Sen. Mitch McConnell, R-Ky., is pushing $25 million in earmarked federal funds for a British defense contractor that is under criminal investigation by the U.S. Justice Department and suspected by American diplomats of a "longstanding, widespread pattern of bribery allegations."
McConnell tucked money for three weapons projects for BAE Systems into the defense appropriations bill, which the Senate approved Oct. 3. The Defense Department failed to include the money in its own budget request, which required McConnell to intercede, said BAE spokeswoman Susan Lenover.
BAE is based in Great Britain but has worldwide operations, including a Louisville facility that makes naval guns and employs 322. McConnell has taken at least $53,000 in campaign donations from BAE's political action committees and employees since his 2002 re-election. United Defense Industries, which BAE purchased two years ago, pledged $500,000 to a political-science foundation the senator created, the McConnell Center at the University of Louisville.
In June, BAE confirmed that the Justice Department is investigating possible corruption in its Saudi Arabian deals. According to British media reports, BAE set up a slush fund with hundreds of millions of dollars in a Washington, D.C., bank to bribe Saudi Prince Bandar bin Sultan in order to win weapons contracts. Bandar, who heads the Saudi National Security Council, has denied the allegation.
BAE cannot discuss the allegation, Lenover said.
"We can't really comment on it because it's an ongoing investigation," Lenover said. "We're continuing to cooperate."
Since BAE publicly disclosed the federal investigation, causing its stock to drop nearly 8 percent, its chief executive officer has announced his retirement earlier than expected and the company retained Britain's former lord chief justice to lead an internal ethics review.
Although the current controversy focuses on Saudi Arabia, internal records from the U.S. State Department reveal that diplomats also have worried about how BAE won weapons contracts in South Africa, Austria, Tanzania and Qatar.
In a 2002 briefing memo, Deputy Assistant Secretary of State Janice Bay told a colleague to "ask what the British government has done to investigate allegations of bribery by BAE, not only in connection with recent projects, but in connection with older contracts for which bribe payments may still be ongoing."
"This volume of allegations about one company would have triggered a Department of Justice Criminal Division long ago," Bay wrote. Bay's memo, and other State Department documents related to BAE, are posted on the Web site of the British newspaper The Guardian.
The British Serious Fraud Office later opened its own investigation of BAE's Saudi deals. But Prime Minister Tony Blair ordered the case closed last year, citing potential damage to British-Saudi relations and possible disclosure of military secrets.
Justice Department spokeswoman Jaclyn Lesch said she could not comment on, or confirm, her agency's investigation. In 2002, BAE and another defense contractor, Lockheed Martin, agreed to pay the Justice Department $6.2 million to settle a False Claims Act case involving defective equipment they sold to the Navy.
McConnell spokesman Don Stewart did not respond to repeated requests for comment.
Ethics watchdogs say they're surprised McConnell, the Senate Republican leader, would continue to give earmarks and take donations from a corporation in hot water with his own government.
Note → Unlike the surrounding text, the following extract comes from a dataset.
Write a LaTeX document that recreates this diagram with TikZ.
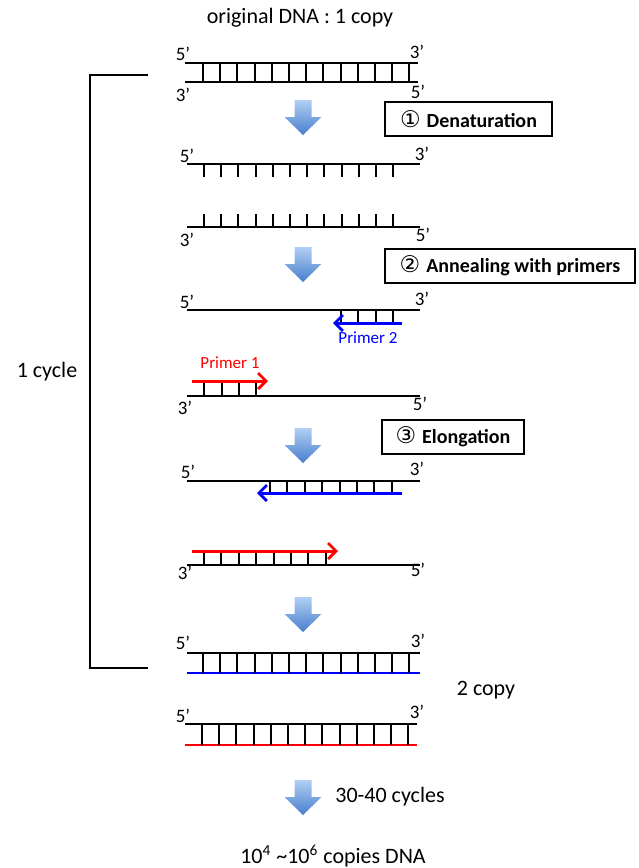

McConnell should keep his distance, said Melanie Sloan, executive director of Citizens for Responsibility and Ethics in Washington.
"Most politicians decide that a scandal is a good time to stop doing business with a company, at least until the scandal is over," Sloan said. "Particularly when we're talking about a criminal investigation over bribery. You would think that a member of Congress would want to steer clear of anyone accused of bribery."
Even without the scandal, it looks bad for a senator to earmark federal money for a corporation, as compared to a public university or a local government in his state, said Ken Boehm, chairman of the National Legal and Policy Center in Washington.
"Why did they need special favors from Senator McConnell instead of going through the usual open competition and budgeting process at the Pentagon?" Boehm asked.
Nor should McConnell take donations from a company to which he steers federal funds, said Boehm, a former Republican congressional aide.
"Contributions from entities that directly benefit from earmarks are a bad idea," he said. "There's a big difference between a company that just likes your general ideas and a company that stands to benefit from one or more transactions that you're making on their behalf using public money."
McConnell's earmarks include $12.2 million for five-inch Naval gun mount overhauls; $8 million for Naval destroyer weapons modernization; and $4.8 million for ammunition pallets for Naval ships.
The defense appropriations bill awaits action by a Senate-House conference committee that will iron out differences between bills from the two chambers before sending one bill to President Bush for his signature. Members of the conference have not been chosen, but McConnell sits on the Senate Appropriations subcommittee that controls defense spending.